Identification of autoregressive moving average systems based on noise compensation in the correlation domain

Abstract

This study presents a new scheme for the identification of minimum-phase autoregressive moving average (ARMA) systems from noise-corrupted observations. From the autocorrelation function (ACF) of the observed data, exploiting the characteristics of the zero lag, the authors develop a set of equations containing the lower lags of the ACF and solve the corresponding quadratic eigenvalue problem in order to estimate simultaneously the AR parameters and the observation noise variance. In the proposed identification technique, both the white noise and the periodic impulse-train excitations are considered for the purpose of practical applications. In order to estimate the MA parameters, first, a residual signal is obtained by filtering the noisy observations via the estimated AR parameters.

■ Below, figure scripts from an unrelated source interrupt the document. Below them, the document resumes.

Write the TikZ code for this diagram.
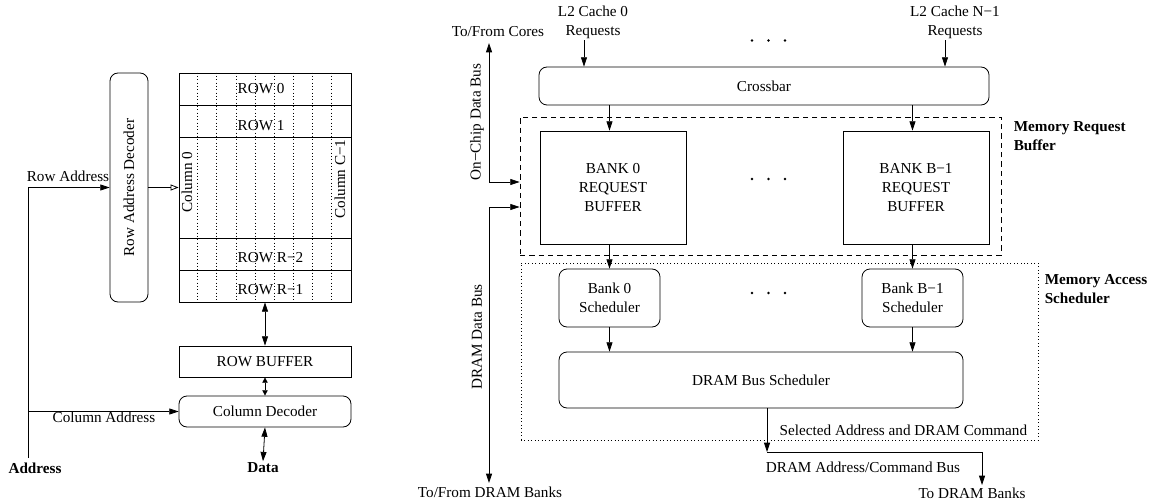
\documentclass[tikz,border=0pt]{standalone}
\usepackage{fontspec}
\setmainfont{Liberation Serif}
\usetikzlibrary{arrows.meta}
\usetikzlibrary{calc}
\tikzset{every node/.style={font=\fontsize{11.4}{14.2}\selectfont, inner sep=1pt}}
\tikzset{>={Triangle[length=7pt,width=4.5pt]}}
\tikzset{opentip/.style={-{Triangle[open,length=6pt,width=4.5pt]}}}
\tikzset{shorttip/.style={{Triangle[length=4pt,width=4pt]}-{Triangle[length=4pt,width=4pt]}}}
\tikzset{mybox/.style={draw, line width=0.6pt, inner sep=0pt, align=center}}
\tikzset{myboxRnd/.style={mybox, rounded corners=6pt}}
\tikzset{rowbox/.style={mybox, minimum width=129pt, minimum height=24pt}}
\tikzset{colline/.style={dotted, line width=0.5pt}}
\tikzset{boldtxt/.style={font=\fontsize{11.4}{14.2}\selectfont\bfseries, align=left}}

\begin{document}
\begin{tikzpicture}[x=0.75pt, y=-0.75pt, line width=0.6pt]
\useasboundingbox (0,0) rectangle (1151,502);

% DRAM chip
\node[myboxRnd, rotate=90, minimum width=171.75pt, minimum height=28.5pt] (rowdec) at (129, 187.5) {Row Address Decoder};

\node[rowbox] (row0) at (265, 89) { };
\node[rowbox] (row1) at (265, 121) { };
\node[rowbox, minimum height=75.75pt] (rowmid) at (265, 187.5) { };
\node[rowbox] (rowr2) at (265, 254) { };
\node[rowbox] (rowr1) at (265, 286) { };

\node[anchor=west] (row0txt) at (236, 89) {ROW 0};
\node[anchor=west] (row1txt) at (236, 126) {ROW 1};
\node[anchor=west] (rowr2txt) at (236, 258) {ROW R−2};
\node[anchor=west] (rowr1txt) at (236, 290) {ROW R−1};
\node[rotate=90] (col0) at (187, 182) {Column 0};
\node[rotate=90] (colc) at (340, 179) {Column C−1};

\foreach \i in {1,...,8}
  \draw[colline] ($(row0.north west)+(\i*19.1,0)$) -- ($(rowr1.south west)+(\i*19.1,0)$);

\node[mybox, minimum width=129pt, minimum height=23.25pt] (rowbuf) at (265, 361.5) {ROW BUFFER};
\node[myboxRnd, minimum width=129pt, minimum height=23.25pt] (coldec) at (265, 411.5) {Column Decoder};

\coordinate (addrbot) at (28, 458);
\node[boldtxt] (addr) at (35, 468) {Address};
\node[boldtxt] (data) at (263, 468) {Data};
\node (rowaddr) at (68, 176) {Row Address};
\node (coladdr) at (104, 417) {Column Address};

\draw[->] (addrbot) |- (rowdec.north);
\draw[->] (addrbot |- coldec.west) -- (coldec.west);
\draw[opentip] (rowdec.south) -- (rowmid.west);
\draw[<->] (rowr1.south) -- (rowbuf.north);
\draw[shorttip] (rowbuf.south) -- (coldec.north);
\draw[<->] (coldec.south) -- (data.north);

% memory controller
\node[align=center] (l2a) at (593, 22) {L2 Cache 0\\Requests};
\node[align=center] (l2n) at (955, 22) {L2 Cache N−1\\Requests};
\node[myboxRnd, minimum width=337.5pt, minimum height=28.5pt] (xbar) at (764, 86) {Crossbar};

\node[draw, dashed, dash pattern=on 4pt off 3pt, minimum width=360.75pt, minimum height=103.5pt] (mrb) at (760.5, 186) { };
\node[draw, dotted, minimum width=387.75pt, minimum height=132.75pt] (mas) at (779.5, 351.5) { };

\node[mybox, minimum width=109.5pt, minimum height=84.75pt] (buf0) at (613, 187.5) {BANK 0\\REQUEST\\BUFFER};
\node[mybox, minimum width=109.5pt, minimum height=84.75pt] (bufb) at (916, 187.5) {BANK B−1\\REQUEST\\BUFFER};
\node[myboxRnd, minimum width=75.75pt, minimum height=43.5pt] (sch0) at (609.5, 298) {Bank 0\\Scheduler};
\node[myboxRnd, minimum width=75.75pt, minimum height=43.5pt] (schb) at (912.5, 298) {Bank B−1\\Scheduler};
\node[myboxRnd, minimum width=303pt, minimum height=42pt] (dbs) at (761, 380) {DRAM Bus Scheduler};

\foreach \y in {40.5, 179, 293}
  \foreach \x in {752, 768.5, 785}
    \fill (\x, \y) circle (1.1pt);

\node[boldtxt, anchor=west] (mrbtxt) at (1012, 136.5) {Memory Request\\Buffer};
\node[boldtxt, anchor=west] (mastxt) at (1043, 289.5) {Memory Access\\Scheduler};

\draw[->] ([xshift=-6.75pt]l2a.south) -- ([xshift=-6.75pt]l2a.south |- xbar.north);
\draw[->] ([xshift=-7.5pt]l2n.south) -- ([xshift=-7.5pt]l2n.south |- xbar.north);
\draw[->] (sch0.north |- xbar.south) -- (sch0.north |- buf0.north);
\draw[->] (schb.north |- xbar.south) -- (schb.north |- bufb.north);
\draw[->] (sch0.north |- buf0.south) -- (sch0.north);
\draw[->] (schb.north |- bufb.south) -- (schb.north);
\draw[->] (sch0.south) -- (sch0.south |- dbs.north);
\draw[->] (schb.south) -- (schb.south |- dbs.north);

% buses
\node (cores) at (498, 32) {To/From Cores};
\node (dramb) at (490, 492) {To/From DRAM Banks};
\node[rotate=90] (ocdb) at (477, 122) {On−Chip Data Bus};
\node[rotate=90] (ddb) at (477, 337) {DRAM Data Bus};
\coordinate (ocbtop) at (489, 43);
\coordinate (ddbbot) at (489, 483);
\draw[<->] (ocbtop) |- ($(mrb.west)+(0,-4)$);
\draw[<->] ($(mrb.west)+(0,21)$) -| (ddbbot);

\coordinate (selpt) at (767, 452);
\coordinate (busend) at (982, 485);
\node[anchor=west] (seltxt) at (778, 430) {Selected Address and DRAM Command};
\node (bustxt) at (863, 467) {DRAM Address/Command Bus};
\node (todram) at (972, 493) {To DRAM Banks};
\draw[->] (dbs.south -| selpt) -- (selpt);
\draw[->] (selpt) -| (busend);

\end{tikzpicture}
\end{document}
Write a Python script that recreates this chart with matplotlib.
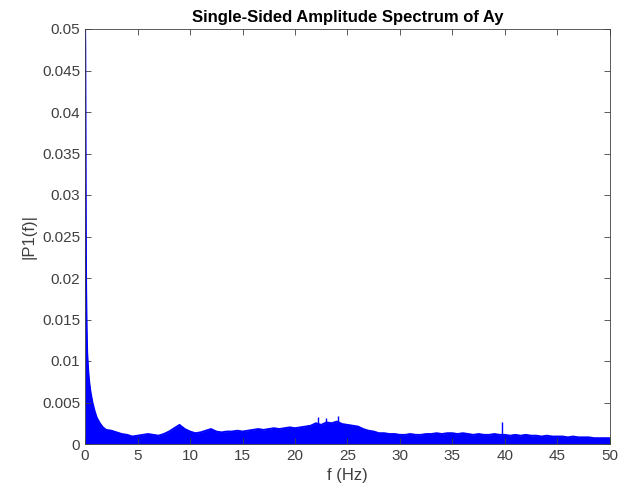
import matplotlib
matplotlib.use("Agg")
import matplotlib.pyplot as plt

plt.rcParams['font.family'] = ['Liberation Sans', 'DejaVu Sans']

# Envelope of |P1(f)| (Hz, amplitude)
f_low = [0, 0.02, 0.04, 0.06, 0.08, 0.1, 0.15, 0.2, 0.3, 0.4, 0.5, 0.7, 0.9, 1.1, 1.4, 1.7, 2.0]
p_low = [0.05, 0.048, 0.04, 0.03, 0.023, 0.019, 0.014, 0.011, 0.0088, 0.0074, 0.0064,
         0.0050, 0.0040, 0.0032, 0.0025, 0.0020, 0.0017]

f_main = [2.5 + 0.5 * i for i in range(96)]
p_main = [0.0016, 0.0014, 0.0012, 0.0011, 0.0009, 0.0010, 0.0011, 0.0012, 0.0011, 0.0010,
          0.0012, 0.0015, 0.0019, 0.0023, 0.0018, 0.0015, 0.0013, 0.0014, 0.0016, 0.0018,
          0.0015, 0.0014, 0.0015, 0.0015, 0.0016, 0.0015, 0.0016, 0.0017, 0.0018, 0.0017,
          0.0018, 0.0019, 0.0018, 0.0019, 0.0020, 0.0019, 0.0020, 0.0021, 0.0022, 0.0025,
          0.0023, 0.0026, 0.0025, 0.0027, 0.0024, 0.0023, 0.0022, 0.0021, 0.0018, 0.0016,
          0.0015, 0.0013, 0.0013, 0.0012, 0.0012, 0.0011, 0.0011, 0.0012, 0.0011, 0.0011,
          0.0012, 0.0012, 0.0013, 0.0012, 0.0013, 0.0013, 0.0012, 0.0013, 0.0012, 0.0011,
          0.0012, 0.0011, 0.0011, 0.0012, 0.0011, 0.0011, 0.0010, 0.0011, 0.0010, 0.0011,
          0.0010, 0.0010, 0.0009, 0.0010, 0.0009, 0.0009, 0.0009, 0.0008, 0.0009, 0.0008,
          0.0008, 0.0008, 0.0007, 0.0007, 0.0007, 0.0007]

# isolated spikes
spike_f = [22.2, 23.0, 24.1, 39.7]
spike_p = [0.0033, 0.0031, 0.0034, 0.0026]

xticks = [0, 5, 10, 15, 20, 25, 30, 35, 40, 45, 50]
yticks = [0, 0.005, 0.01, 0.015, 0.02, 0.025, 0.03, 0.035, 0.04, 0.045, 0.05]
ytick_labels = ['0', '0.005', '0.01', '0.015', '0.02', '0.025', '0.03', '0.035', '0.04', '0.045', '0.05']

f = f_low + f_main
p = p_low + p_main

fig = plt.figure(figsize=(6.21, 5.0), dpi=100)
ax = fig.add_axes([0.137, 0.112, 0.845, 0.830])

ax.fill_between(f, 0, p, color='#0000ff', linewidth=0)
ax.plot(f, p, color='#0000ff', linewidth=1.4)
ax.vlines(spike_f, 0, spike_p, color='#0000ff', linewidth=1.0)

ax.set_xlim(0, 50)
ax.set_ylim(0, 0.05)
ax.set_xticks(xticks)
ax.set_yticks(yticks)
ax.set_yticklabels(ytick_labels)
ax.tick_params(direction='in', top=True, right=True, labelsize=11,
               colors='#404040', length=4, width=0.6)
for s in ax.spines.values():
    s.set_color('#404040')
    s.set_linewidth(0.6)

ax.set_xlabel('f (Hz)', fontsize=12, color='#404040')
ax.set_ylabel('|P1(f)|', fontsize=12, color='#404040')
ax.set_title('Single-Sided Amplitude Spectrum of Ay', fontsize=12, fontweight='bold', pad=5)

fig.savefig('out.png', dpi=100)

A noise-subtraction algorithm is proposed utilising the estimated noise variance and the AR parameters to reduce the effect of noise from the ACF of the residual signal. The MA parameters are then estimated by using the spectral factorisation corresponding to the noise-compensated ACF of the residual signal. In order to demonstrate the effectiveness of the proposed method, extensive experimentations are performed considering synthetic ARMA systems of different orders in the presence of noise and results are compared with those of some of the existing methods. Computer simulations demonstrate a superior identification results in terms of estimation accuracy and consistency even under heavy noisy conditions. Simulation results are also provided for the identification of a human vocal-tract system using natural speech signals showing a superior performance of the proposed technique in terms of the power spectral density of the synthesised speech signal.